» Task inputs
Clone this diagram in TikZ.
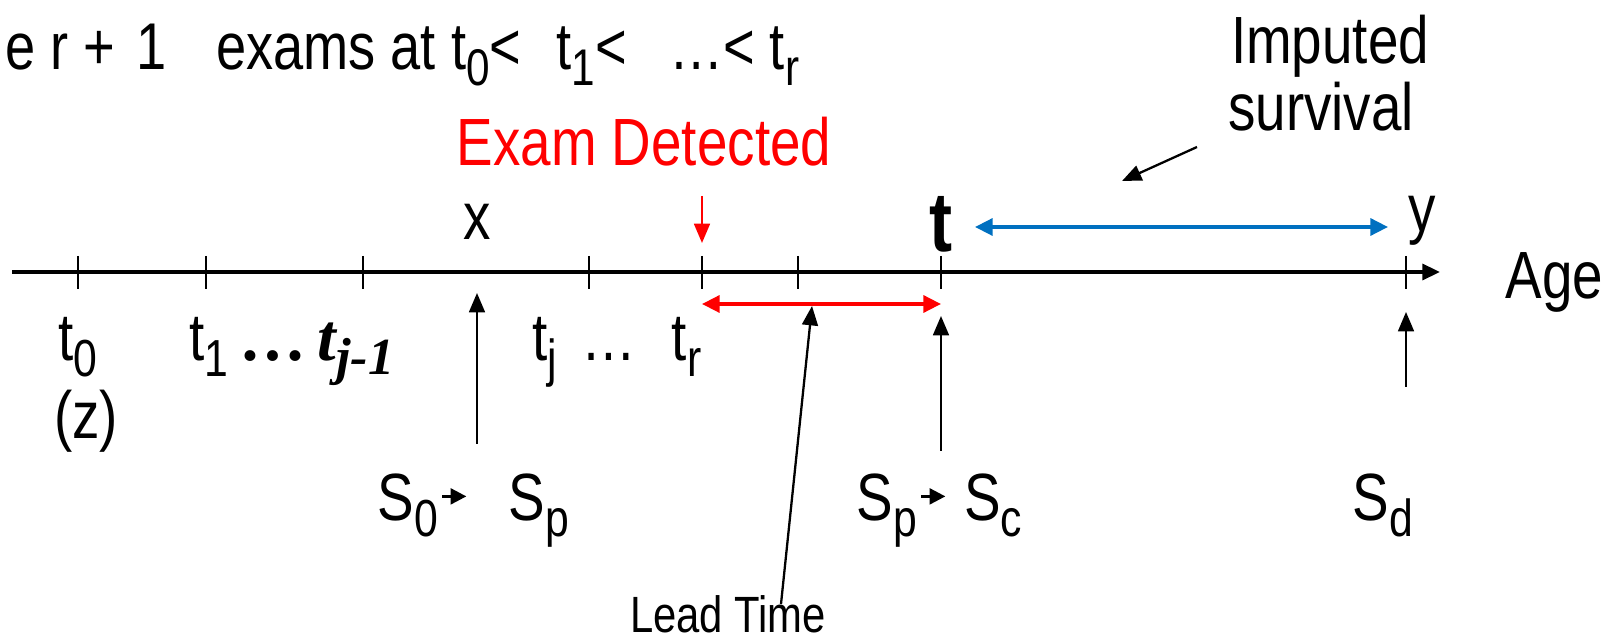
\documentclass[tikz,border=0pt]{standalone}
\usepackage{fontspec}
\setmainfont{Liberation Sans}[FakeStretch=0.82]
\newfontfamily\timesbi{Liberation Serif}
\usepackage{tikz}
\usetikzlibrary{arrows.meta, positioning}
\definecolor{survblue}{RGB}{0,112,192}
\newcommand{\lo}[1]{\raisebox{-0.45ex}{\scalebox{0.78}{#1}}}

\begin{document}
\begin{tikzpicture}[
    x=0.01cm, y=-0.01cm,
    lbl/.style={inner sep=0pt, font=\fontsize{19}{22}\selectfont},
    axisline/.style={line width=1pt, -{Triangle[length=5pt,width=4.5pt]}},
    tickmark/.style={line width=0.5pt},
    pointer/.style={line width=0.65pt, -{Triangle[length=5.5pt,width=4.5pt]}},
    smallarr/.style={line width=0.8pt, -{Triangle[length=4.5pt,width=4.5pt]}},
    spanline/.style={line width=1pt, {Triangle[length=5pt,width=4.8pt]}-{Triangle[length=5pt,width=4.8pt]}}
]
\useasboundingbox (0,0) rectangle (1618,640);

% the age axis
\coordinate (ax0) at (12,272);
\coordinate (ax1) at (1440,272);
\draw[axisline] (ax0) -- (ax1);
\foreach \x in {78, 206, 363, 589, 702, 798, 941, 1406}
    \draw[tickmark] (\x,256) -- (\x,289);
\node[lbl, anchor=base west] (age) at (1505,299) {Age};

% heading
\node[lbl, anchor=base west, font=\fontsize{18.8}{22}\selectfont] (head) at (5,70)
    {e r +\hspace{6pt}1\hspace{14pt}exams at t\lo{0}<\hspace{10pt}t\lo{1}<\hspace{12pt}…< t\lo{r}};

% exam times under the axis
\node[lbl, anchor=base] (t0) at (78,361) {t\lo{0}};
\node[lbl, anchor=base] (z) at (86,439) {(z)};
\node[lbl, anchor=base] (t1) at (292,361)
    {t\lo{1}{\timesbi\bfseries\,…\,\itshape t\lo{j-1}}};
\node[lbl, anchor=base] (tj) at (617,361) {t\lo{j}\hspace{7pt}…\hspace{10pt}t\lo{r}};

% detection
\node[lbl, red, anchor=base] (exam) at (644,166) {Exam Detected};
\coordinate (detTop) at (702,196);
\coordinate (detBot) at (702,243);
\draw[pointer, red] (detTop) -- (detBot);

% lead time
\coordinate (leadL) at (702,304);
\coordinate (leadR) at (941,304);
\draw[spanline, red] (leadL) -- (leadR);
\node[inner sep=0pt, anchor=base, font=\fontsize{14.5}{16}\selectfont] (lead) at (728,632) {Lead Time};
\coordinate (leadFoot) at (781,604);
\coordinate (leadTip) at (812,306);
\draw[pointer] (leadFoot) -- (leadTip);

% onset, clinical, death
\node[lbl, anchor=base] (xlab) at (477,240) {x};
\coordinate (xFoot) at (477,444);
\coordinate (xTip) at (477,293);
\draw[pointer] (xFoot) -- (xTip);

\node[lbl, anchor=base, font=\bfseries\fontsize{24}{26}\selectfont] (tlab) at (941,252) {t};
\coordinate (tFoot) at (941,451);
\coordinate (tTip) at (941,316);
\draw[pointer] (tFoot) -- (tTip);

\node[lbl, anchor=base] (ylab) at (1422,232) {y};
\coordinate (yFoot) at (1406,387);
\coordinate (yTip) at (1406,312);
\draw[pointer] (yFoot) -- (yTip);

% imputed survival
\coordinate (survL) at (975,227);
\coordinate (survR) at (1388,227);
\draw[spanline, survblue] (survL) -- (survR);
\node[lbl, anchor=base] (imp) at (1330,64) {Imputed};
\node[lbl, anchor=base] (surv) at (1321,131) {survival};
\coordinate (impFrom) at (1197,147);
\coordinate (impTo) at (1122,181);
\draw[pointer] (impFrom) -- (impTo);

% state changes
\node[lbl, anchor=base] (s0) at (408,521) {S\lo{0}};
\node[lbl, anchor=base] (sp) at (539,521) {S\lo{p}};
\draw[smallarr] ([xshift=1pt,yshift=7pt]s0.base east) -- ++(24,0);
\node[lbl, anchor=base] (sp2) at (887,521) {S\lo{p}};
\node[lbl, anchor=base] (sc) at (993,521) {S\lo{c}};
\draw[smallarr] ([xshift=1pt,yshift=7pt]sp2.base east) -- ++(24,0);
\node[lbl, anchor=base] (sd) at (1383,521) {S\lo{d}};
\end{tikzpicture}
\end{document}
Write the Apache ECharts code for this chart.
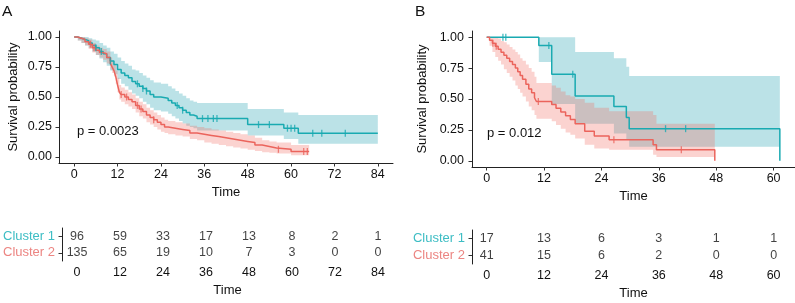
<!DOCTYPE html>
<html>
<head>
<meta charset="utf-8">
<script src="https://cdn.jsdelivr.net/npm/echarts@6/dist/echarts.min.js"></script>
<style>
  html, body { margin: 0; padding: 0; background: #fff; }
  #chart { width: 795px; height: 303px; }
</style>
</head>
<body>
<div id="chart"></div>
<script>
// ---- data ----
// Panel A, Cluster 1 (teal)
const tA1 = [0,1,2,3,4,5,6,7,8,9,10,11,12,13,14,15,16,17,18,19,20,21,22,24,26,27,28,29,30,31,32,33,34,48,58,62];
const sA1 = [1,.99,.98,.97,.95,.93,.91,.88,.86,.83,.80,.77,.73,.70,.68,.66,.63,.61,.59,.57,.55,.52,.50,.49,.47,.45,.43,.41,.39,.37,.35,.34,.32,.27,.24,.197];
const loA1 = [1,.97,.95,.93,.91,.88,.85,.82,.79,.76,.72,.69,.65,.61,.59,.56,.53,.51,.49,.46,.44,.41,.39,.38,.36,.34,.32,.30,.28,.26,.25,.24,.22,.18,.15,.11];
const upA1 = [1,1,1,1,.99,.98,.97,.95,.93,.91,.88,.86,.83,.80,.78,.76,.73,.72,.70,.68,.66,.64,.62,.61,.59,.57,.55,.53,.51,.49,.47,.46,.45,.40,.37,.35];
const endA1 = 84;
const censA1 = [6,7.5,10,17.5,19,20,28.5,30,35.5,37,38.5,39.5,51,54,59,60,61,66,68.5,75];

// Panel A, Cluster 2 (red)
const tA2 = [0,1,2,3,4,5,6,7,8,9,10,10.5,11,11.5,12,12.5,13,14,15,16,17,18,19,20,21,22,23,24,25,26,28,30,32,34,36,38,40,42,44,46,48,50,52,54,56,60];
const sA2 = [1,.99,.98,.96,.94,.91,.89,.87,.86,.83,.78,.75,.72,.67,.60,.54,.52,.50,.48,.46,.43,.40,.38,.35,.33,.31,.29,.27,.25,.24,.23,.22,.20,.19,.18,.17,.16,.15,.14,.13,.12,.10,.088,.075,.064,.045];
const loA2 = [1,.97,.95,.93,.90,.87,.85,.83,.81,.78,.73,.70,.67,.61,.54,.48,.46,.44,.42,.40,.37,.34,.32,.29,.27,.25,.23,.21,.20,.19,.18,.17,.15,.14,.12,.11,.10,.09,.08,.07,.06,.05,.04,.035,.03,.015];
const upA2 = [1,1,1,.99,.98,.95,.93,.91,.90,.88,.83,.80,.77,.72,.66,.60,.58,.56,.54,.52,.49,.46,.44,.41,.39,.37,.35,.33,.31,.30,.29,.28,.26,.25,.24,.23,.22,.21,.20,.19,.18,.16,.14,.13,.12,.10];
const endA2 = 65;
const censA2 = [4.5,5.5,13,14.5,17.5,18.5,22,56.5,63.5,64.5];

// Panel B, Cluster 1 (teal)
const tB1 = [0,10.9,13.6,18.5,26.6,29.2,29.8,61.3];
const sB1 = [1,.933,.70,.525,.44,.35,.26,0];
const loB1 = [1,.80,.46,.30,.22,.17,.113,0];
const upB1 = [1,1,1,.88,.83,.76,.686,0];
const endB1 = 61.3;
const censB1 = [3.4,4.0,13.0,18.0,37.4,41.6];

// Panel B, Cluster 2 (red)
const tB2 = [0,0.6,1.2,1.8,2.4,3,3.6,4.2,4.8,5.4,6,6.5,7,7.5,8.2,8.8,9.4,10,10.4,13.6,14.5,15.5,16.5,17.5,18.5,20.5,22.5,25.6,34.8,35.5,47.7];
const sB2 = [1,.976,.951,.927,.902,.878,.853,.829,.804,.78,.75,.72,.69,.66,.62,.58,.55,.51,.48,.455,.425,.395,.365,.335,.30,.24,.20,.17,.13,.09,0];
const loB2 = [1,.93,.88,.84,.81,.78,.74,.71,.68,.65,.61,.58,.55,.52,.48,.44,.41,.37,.34,.32,.29,.26,.23,.21,.18,.13,.10,.09,.05,.03,0];
const upB2 = [1,1,1,1,.99,.97,.96,.94,.92,.90,.88,.86,.83,.81,.78,.75,.72,.68,.63,.61,.59,.56,.53,.52,.50,.47,.43,.40,.37,.30,0];
const endB2 = 47.7;
const censB2 = [1.3,2.0,10.8,26.6,40.7];

// axis ticks and risk tables
const ticksA = [0,12,24,36,48,60,72,84];
const ticksB = [0,12,24,36,48,60];
const yTicks = [0,0.25,0.5,0.75,1];
const clusters = ['Cluster 2','Cluster 1'];
const riskA1 = [96,59,33,17,13,8,2,1];
const riskA2 = [135,65,19,10,7,3,0,0];
const riskB1 = [17,13,6,3,1,1];
const riskB2 = [41,15,6,2,0,0];

// ---- styling ----
const FONT = '"Liberation Sans", Arial, Helvetica, sans-serif';
const TEAL = '#19AAB1', RED = '#EB645C';
const TEAL_BAND = 'rgba(30,160,175,0.30)', RED_BAND = 'rgba(242,108,98,0.30)';
const TEAL_TXT = '#3DBDC4', RED_TXT = '#EC8582';
const INK = '#111';

function stepAt(t, s, x) {
  let v = s[0];
  for (let i = 0; i < t.length; i++) if (t[i] <= x) v = s[i];
  return v;
}

function band(xi, t, lo, up, end, color) {
  return {
    type: 'custom', xAxisIndex: xi, yAxisIndex: xi, data: [[0, 0]], silent: true, z: 1,
    renderItem: (params, api) => {
      const top = [], bot = [];
      for (let i = 0; i < t.length; i++) {
        const t1 = i < t.length - 1 ? t[i + 1] : end;
        top.push(api.coord([t[i], up[i]]), api.coord([t1, up[i]]));
        bot.push(api.coord([t[i], lo[i]]), api.coord([t1, lo[i]]));
      }
      return { type: 'polygon', shape: { points: top.concat(bot.reverse()) }, style: { fill: color } };
    }
  };
}

function curve(xi, t, s, end, color) {
  const pts = t.map((x, i) => [x, s[i]]);
  pts.push([end, s[s.length - 1]]);
  return {
    type: 'line', xAxisIndex: xi, yAxisIndex: xi, step: 'end', data: pts, silent: true,
    symbol: 'none', z: 3, lineStyle: { color, width: 1.5 }
  };
}

function censor(xi, t, s, c, color) {
  return {
    type: 'scatter', xAxisIndex: xi, yAxisIndex: xi, silent: true, z: 4,
    data: c.map(x => [x, stepAt(t, s, x)]),
    symbol: 'rect', symbolSize: [1.3, 7], itemStyle: { color }
  };
}

function riskRow(xi, ticks, row, counts) {
  return {
    type: 'scatter', xAxisIndex: xi, yAxisIndex: xi, silent: true,
    data: ticks.map((x, i) => [x, row, counts[i]]),
    symbolSize: 1, itemStyle: { color: 'rgba(0,0,0,0)' },
    label: { show: true, position: 'inside', formatter: p => p.value[2],
      color: INK, fontSize: 12.5, fontFamily: FONT }
  };
}

const lineStyle = { color: '#222', width: 1 };
const tickStyle = { color: '#333', width: 1 };

function xAxis(gi, min, max, ticks) {
  return {
    type: 'value', gridIndex: gi, min, max,
    name: 'Time', nameLocation: 'middle', nameGap: 23,
    nameTextStyle: { fontSize: 13, color: INK, fontFamily: FONT },
    axisLine: { onZero: false, lineStyle }, splitLine: { show: false },
    axisTick: { customValues: ticks, length: 3.5, lineStyle: tickStyle },
    axisLabel: { customValues: ticks, margin: 5, fontSize: 12.5, color: INK, fontFamily: FONT }
  };
}

function yAxisPlot(gi, gap, margin) {
  return {
    type: 'value', gridIndex: gi, min: -0.05, max: 1.05,
    name: 'Survival probability', nameLocation: 'middle', nameGap: gap,
    nameTextStyle: { fontSize: 13, color: INK, fontFamily: FONT },
    axisLine: { show: true, onZero: false, lineStyle }, splitLine: { show: false },
    axisTick: { show: true, customValues: yTicks, length: 3.5, lineStyle: tickStyle },
    axisLabel: { customValues: yTicks, margin, fontSize: 12.5, color: INK, fontFamily: FONT,
      formatter: v => v.toFixed(2) }
  };
}

function yAxisTable(gi) {
  return {
    type: 'category', gridIndex: gi, data: clusters,
    axisLine: { show: true, onZero: false, lineStyle },
    axisTick: { show: true, alignWithLabel: true, length: 3.5, lineStyle: tickStyle },
    axisLabel: { interval: 0, margin: 7, fontSize: 13, fontFamily: FONT,
      color: v => (v === 'Cluster 1' ? TEAL_TXT : RED_TXT) }
  };
}

const chart = echarts.init(document.getElementById('chart'), null, { renderer: 'canvas' });

chart.setOption({
  animation: false,
  backgroundColor: '#fff',
  grid: [
    { left: 59, top: 31, width: 334, height: 132 },
    { left: 59, top: 228, width: 334, height: 33 },
    { left: 472, top: 31, width: 330, height: 136 },
    { left: 472, top: 230, width: 330, height: 34 }
  ],
  xAxis: [
    xAxis(0, -4.2, 88.2, ticksA),
    xAxis(1, -4.2, 88.2, ticksA),
    xAxis(2, -3.07, 64.47, ticksB),
    xAxis(3, -3.07, 64.47, ticksB)
  ],
  yAxis: [yAxisPlot(0, 39, 7), yAxisTable(1), yAxisPlot(2, 43, 8), yAxisTable(3)],
  graphic: [
    { type: 'text', left: 2, top: 4, style: { text: 'A', fontSize: 15.5, fill: INK, fontFamily: FONT } },
    { type: 'text', left: 415, top: 4, style: { text: 'B', fontSize: 15.5, fill: INK, fontFamily: FONT } },
    { type: 'text', left: 77, top: 125, style: { text: 'p = 0.0023', fontSize: 13, fill: INK, fontFamily: FONT } },
    { type: 'text', left: 487, top: 127, style: { text: 'p = 0.012', fontSize: 13, fill: INK, fontFamily: FONT } }
  ],
  series: [
    band(0, tA1, loA1, upA1, endA1, TEAL_BAND),
    band(0, tA2, loA2, upA2, endA2, RED_BAND),
    curve(0, tA1, sA1, endA1, TEAL),
    curve(0, tA2, sA2, endA2, RED),
    censor(0, tA1, sA1, censA1, TEAL),
    censor(0, tA2, sA2, censA2, RED),
    riskRow(1, ticksA, 1, riskA1),
    riskRow(1, ticksA, 0, riskA2),
    band(2, tB1, loB1, upB1, endB1, TEAL_BAND),
    band(2, tB2, loB2, upB2, endB2, RED_BAND),
    curve(2, tB1, sB1, endB1, TEAL),
    curve(2, tB2, sB2, endB2, RED),
    censor(2, tB1, sB1, censB1, TEAL),
    censor(2, tB2, sB2, censB2, RED),
    riskRow(3, ticksB, 1, riskB1),
    riskRow(3, ticksB, 0, riskB2)
  ]
});
</script>
</body>
</html>
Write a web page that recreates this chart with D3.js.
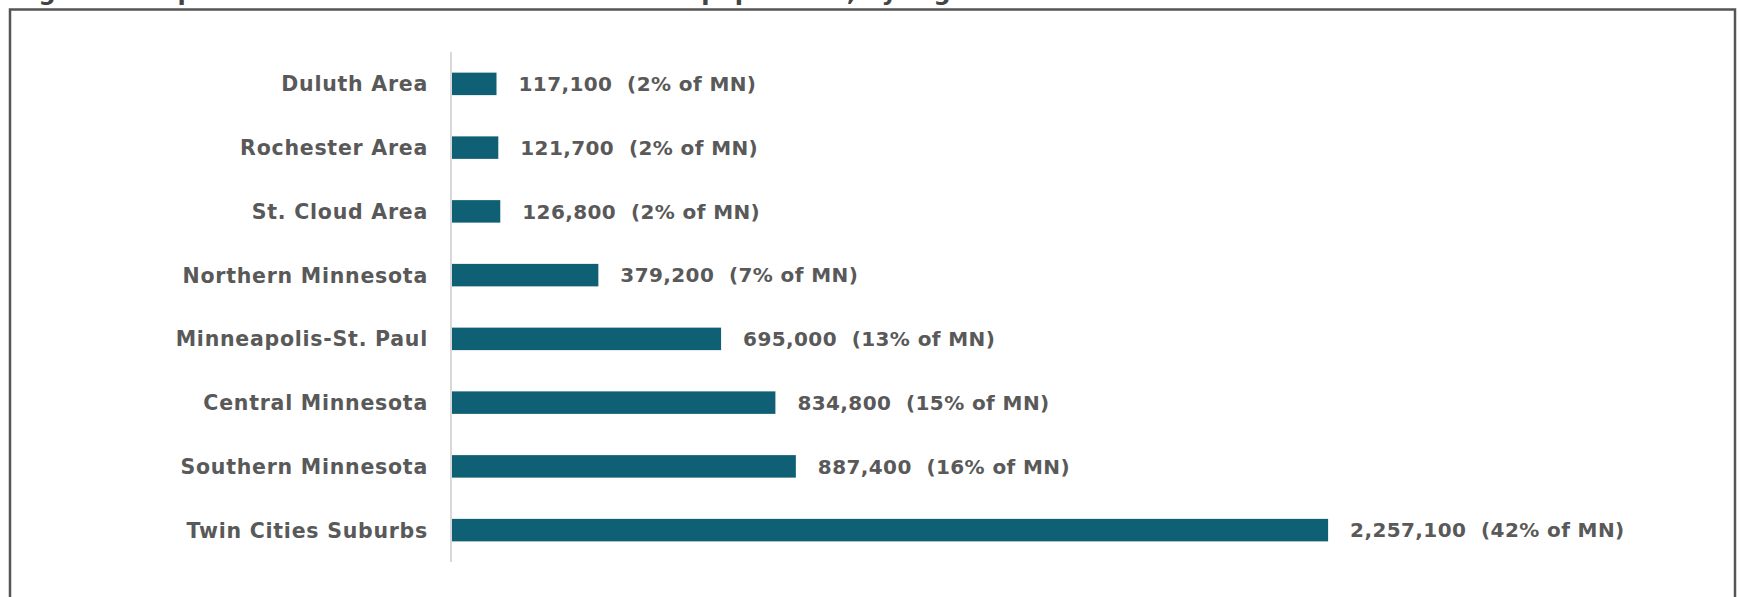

» Task objective
State how many lines of the data include the word "this", with nothing else.

» Written solution
3